2. Not Conducting Proper A-B Testing

Not running true A-B tests: For a true A-B test, all other variables not being tested must be equal.

On the Internet the biggest difference probably would be traffic sources. You cannot run one variable one month and then test the next variable the next month, that is not a true split test. For consistency it should be done over the same time period. Even though it seems obvious I need to point this out. You cannot test different sources or quantities of traffic (PPC versus search) against each other haphazardly. Unless of course the traffic source is the variable you are testing.

The path that people took to get to your sales page is part of the sales funnel and can influence buying behavior. So you need to keep that constant for tests.

3. Poor Record Keeping Of What Has Been Tested

Not keeping proper records of what you have tested: If you go through a testing process do it methodically and record the variables you are testing and the changes you have made.
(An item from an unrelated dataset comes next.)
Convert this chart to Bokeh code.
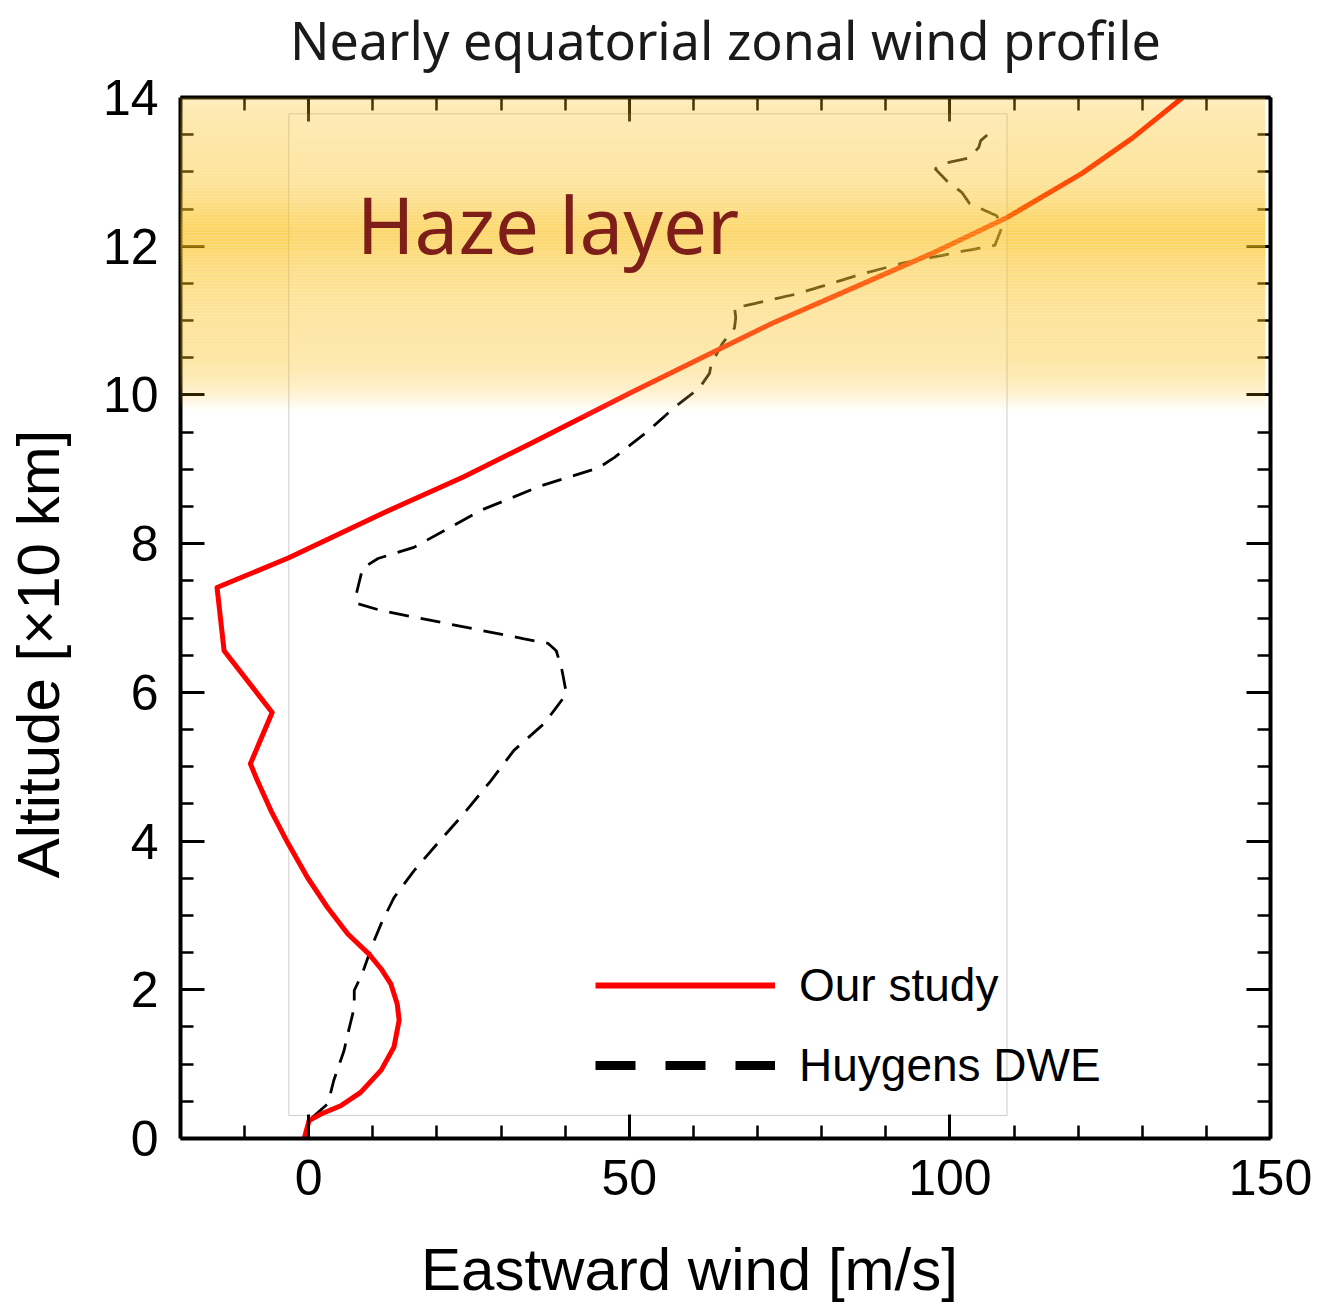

Start a spreadsheet and start recording things. Sounds obvious, but you would be surprised how quickly things can add up.

For example, over a period of a few months slowly a few things on your website changed. You stopped running PPC, you changed the headline and added in a bonus and all of a sudden you decide to check your conversions and you notice they have dropped by 0.5%. Mmmm when and how did this happen? Without accurate records and proper tracking software you will be plain guessing. And when it comes to making money, I don’t think it is smart to guess.